The present Gospel passage was set in the lectionary for this feast because it tells of the love of the Virgin’s heart for her Son, an ongoing love that grew as she thought upon him and his deeds and actions, just as ours will if we do this.


“Each year Jesus’ parents went to Jerusalem for the feast of Passover, and when he was twelve years old.”  St. Luke could have written this verse in another way: When Jesus’ parents went to Jerusalem for the feast of Passover, after he turned twelve.  Luke could safely assume that Theophilus, to whom he was writing, knew that the Jews all went up to Jerusalem at this time so he need not have included the words “each year”.  He does so, however, to emphasize the piety of the Lord’s parents.  They practiced their religion with great devotion and so fostered their Son’s love for his Father in heaven as he grew according to his human nature.  “When he was twelve years old.”  Luke is careful to point out this detail: Jesus is now an adult in the Jewish world.  This allows him, for the first time, to separate himself from his human parents in order to begin the work set for him by his Almighty Father.  Luke will make a similar statement about the Lord’s age at the beginning of his Public Life: “Jesus, when he began his ministry, was about thirty years of age” (Luke 3, 23).  He does so to show that the Lord obeyed the custom of the time, that a man could not begin to teach as a rabbi until he had reached his thirtieth year.  


“After they had completed its days.”  We note the precise information that Luke has, as though coming from the Blessed Virgin herself.  According to the Law, the people would eat unleavened bread for seven days after the Passover and then come together for an assembly to worship God.  The Holy Family, then, stayed in Jerusalem for about a week.  It would be interesting to know if they stopped by Bethlehem as they came or went in order to see members of their extended family who would have still lived there.


“The boy Jesus remained behind in Jerusalem.”  The Greek word translated here as “boy” has a broad range of meanings including “young man”, “son”, “servant”, and “attendant”.  It implies a young man not yet married, for then another word, meaning both “adult man” and “husband” would be used.  “Thinking that he was in the caravan, they journeyed for a day and looked for him among their relatives and acquaintances.”  The men and women traveled in separate caravans, and at the age of twelve Jesus could have walked with either Joseph or Mary.  One of his parents must have sent a message to the other inquiring about Jesus, and then they would have known that Jesus was not among them.  Supposing he was walking with other relatives in the throng, each would have searched through the particular caravans, enlisting others to help them.  It would have been a big job.  But when Jesus was not found, Mary and Joseph dropped out of the crowds and went together back to Jerusalem.  They must have figured that if Jesus was in the city, he would have to be in the Temple courtyard, presumably in the women’s court, the only part of the Temple he had gone into to that time.

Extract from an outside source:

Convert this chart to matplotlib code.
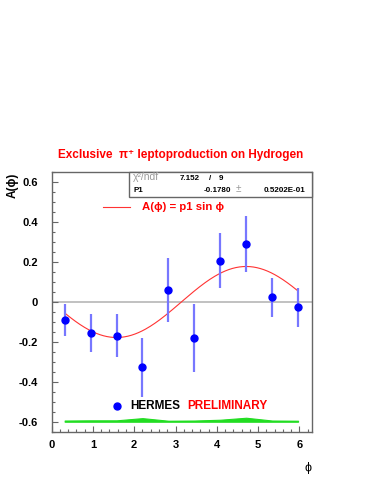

“When his parents saw him, they were astonished.”  In verse 47, the people are astonished at the Lord’s knowledge; in verse 48, Mary and Joseph are described as “thunderstruck” (as the Greek word means) at seeing him there, sitting in the midst of a group of teachers.  They might have reacted this way because they saw him “sitting” there, ringed around by the teachers, as though students, in the posture of one who was himself teaching.  The gulf between teacher and student has shrunk dramatically in our times so that teachers often cannot control their students and even fear them.  In ancient times, a teacher was revered by student and public alike.  To be known as the student of a prominent teacher amounted to a mark of honor and a sign of intelligence.  Therefore, the sight of the young, unschooled, Jesus seated as a teacher while holding spellbound older men recognized as teachers must have come as a shock, even given their knowledge of his divine origins.  It was also, for them, the first sign since his Birth and the days following of his divinity.


“Son, why have you done this to us? Your father and I have been looking for you with great anxiety.”  Mary speaks before Joseph can.  She reveals her heart to us in her.  She calls him “child”, according to the Greek, that is, a male child, not so much “son”.  “What did you do thus to us”, literally.  She is not simply asking him the reason for his acting as he had. According to the Greek, it is as though Mary knows that from now on, their relationship with him has changed.  It is a sign of the day when Mary will come to him while he is preaching and he continues preaching without greeting her (cf. Matthew 12, 46-50).  The Greek word translated here as “anxiety” actually means the much stronger “pain” or “torture”, so that Mary was saying, “Child, what have you done thus to us? Your father and I were searching for you, suffering torture.”


“Why were you looking for me? Did you not know that I must be in my Father’s house?”  Jesus confirms his Mother’s understanding of the change in their relationship with him.  He also answers her address of him as “child” by speaking of choosing to be in his Father’s house than with his human parents.  He is an adult now, not a child, and is free from then on to make his own way in life.  It is a hard blow for any mother to hear, but a much harder one for this Mother, who loved her Son with a love beyond all telling.  The Lord also reminds her and Joseph that they knew this day would come.  According to the Greek, he asks them, “Had you not known that I must be in my Father’s house?”  That is, from the beginning.


“But they did not understand what he said to them.”  They did not understand fully what he said to them, for he spoke to them as an adult and with authority as he would later speak to the crowds.  


“He went down with them and came to Nazareth, and was obedient to them.”  He could have gone off from Mary and Joseph after that or he could have stayed in Jerusalem, but he went home with them out of his love for them and to show us his humility through his obedience, though he did not owe it.  “And his mother kept all these things in her heart.”  The Greek says, His Mother “kept safe” or “held fast” all these “words” or “sayings”.  She treasured all his Son’s words and actions.  She clung to them tightly throughout her life.  Her keen intellect caught it all and she forgot nothing.  


In understanding something of her love for her Son we can apply the words of the Bride from The Song of Songs to her: “I sat down under his shadow, whom I desired: and his fruit was sweet to my palate.”  She was happily content to be his Handmaid even as he became her Son, and she watched and listened to him, enjoying his fruit, his love for her.